Unemployed and disabled veterans are a qualifying category for the tax credit, although the credit amount can vary from $2,400 to $9,600 depending on how long the veteran has been unemployed and whether disabled. 

(9)  The Nascar loophole 

If you were thinking of building a “motorsports entertainment complex,” the Act will allow you to take accelerated depreciation. You have to build it soon, though.

 This one could not be more obvious if Jeff Gordon ran over you.           

(10)   Cover over of the rum excise tax 

There is an excise tax of $13.50 on every gallon of rum sold in the United States. That would normally be a business-breaker, but the government refunds almost all the tax - $13.25 – to Puerto Rico and the Virgin Islands in the form of economic aid. This is called the “cover over.” 

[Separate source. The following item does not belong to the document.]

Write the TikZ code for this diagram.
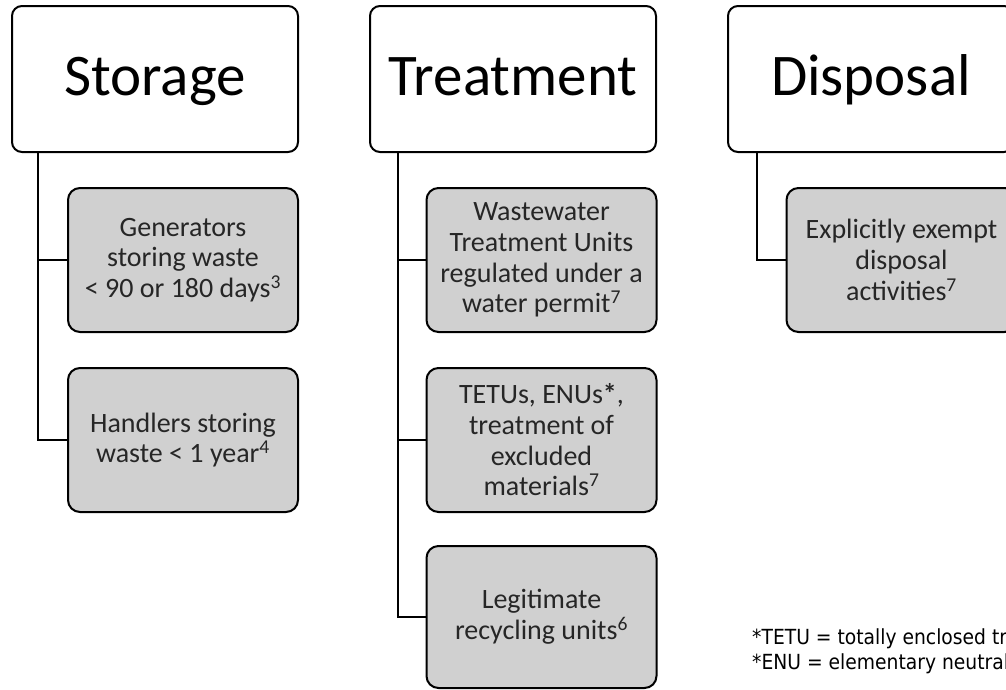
\documentclass[tikz,border=0pt]{standalone}
\usepackage{fontspec}
\setmainfont{Carlito}
\newfontfamily\notefont[FakeStretch=0.9]{DejaVu Sans}
\definecolor{boxgray}{RGB}{208,208,208}
\definecolor{txtgray}{RGB}{38,38,38}
\tikzset{
  head/.style={draw=black, line width=2pt, rounded corners=10pt, fill=white,
    minimum width=286pt, minimum height=146pt, inner sep=0pt,
    text height=40pt, text depth=8pt, font=\fontsize{59}{64}\selectfont},
  item/.style={draw=black, line width=2pt, rounded corners=12pt, fill=boxgray,
    minimum width=230pt, minimum height=144pt, inner sep=0pt, align=center, text=txtgray,
    font=\fontsize{28}{30.7}\selectfont},
  conn/.style={line width=2pt, black},
  note/.style={anchor=base west, inner sep=0pt, font=\notefont\fontsize{20.8}{25}\selectfont}
}
\begin{document}
\begin{tikzpicture}[x=1pt,y=-1pt]
\useasboundingbox (0,0) rectangle (1006,689);
\clip (0,0) rectangle (1006,689);
% Storage
\node[head] (S) at (155,79) {Storage};
\node[item] (S1) at (183,260) {Generators\\storing waste\\< 90 or 180 days\textsuperscript{3}};
\node[item] (S2) at (183,440) {Handlers storing\\waste < 1 year\textsuperscript{4}};
\draw[conn] ([xshift=27pt]S.south west) |- (S1.west);
\draw[conn] ([xshift=27pt]S.south west) |- (S2.west);
% Treatment
\node[head] (T) at (513,79) {Treatment};
\node[item] (T1) at (541.5,260) {Wastewater\\Treatment Units\\regulated under a\\water permit\textsuperscript{7}};
\node[item] (T2) at (541.5,440) {TETUs, ENUs\textbf{*},\\treatment of\\excluded\\materials\textsuperscript{7}};
\node[item, minimum height=142pt] (T3) at (541.5,617) {Legitimate\\recycling units\textsuperscript{6}};
\draw[conn] ([xshift=29pt]T.south west) |- (T1.west);
\draw[conn] ([xshift=29pt]T.south west) |- (T2.west);
\draw[conn] ([xshift=29pt]T.south west) |- (T3.west);
% Disposal
\node[head] (D) at (871,79) {Disposal};
\node[item] (D1) at (901.5,260) {Explicitly exempt\\disposal\\activities\textsuperscript{7}};
\draw[conn] ([xshift=30pt]D.south west) |- (D1.west);
% footnotes
\node[note] (fn1) at (752,644) {*TETU = totally enclosed treatment unit};
\node[note] (fn2) at (752,669) {*ENU = elementary neutralization unit};
\end{tikzpicture}
\end{document}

By far most of the money goes to Puerto Rico.

However... 

Do you know Diageo? They are based in London and produce  – among others - Captain Morgan rum. A few years ago, they moved their production of Captain Morgan from Puerto Rico to St. Croix, which is in the Virgin Islands. It seems that the USVI was able to provide a (1) 90% tax break, (2) a bigger kickback of the cover over, and (3) an exemption from property taxes.  
     
(11)    The “Subpart F active financing exception”

You ever wonder how a company like General Electric can pay no corporate income tax?           

Well, one way is that they lost a lot of money in previous years. This provision is another way.  

The U.S. (generally) considers interest earned by a U.S. corporation anywhere in the world to be a passive business activity. Makes sense, as accountants could easily move interest from country to country. By calling it passive, the goal is to make the interest taxable to the U.S. There are exceptions, of course, and this is one. 

This provision came into being in 1997 and with a significant amount of lobbying by General Electric. Why? Think G.E. Capital, and you are on the right track. It allows one to establish a captive finance company overseas, generate profits there but not pay taxes on the profits until the money is brought back to the U.S. 

This provision has been extended many times since 1997. It has now been extended again.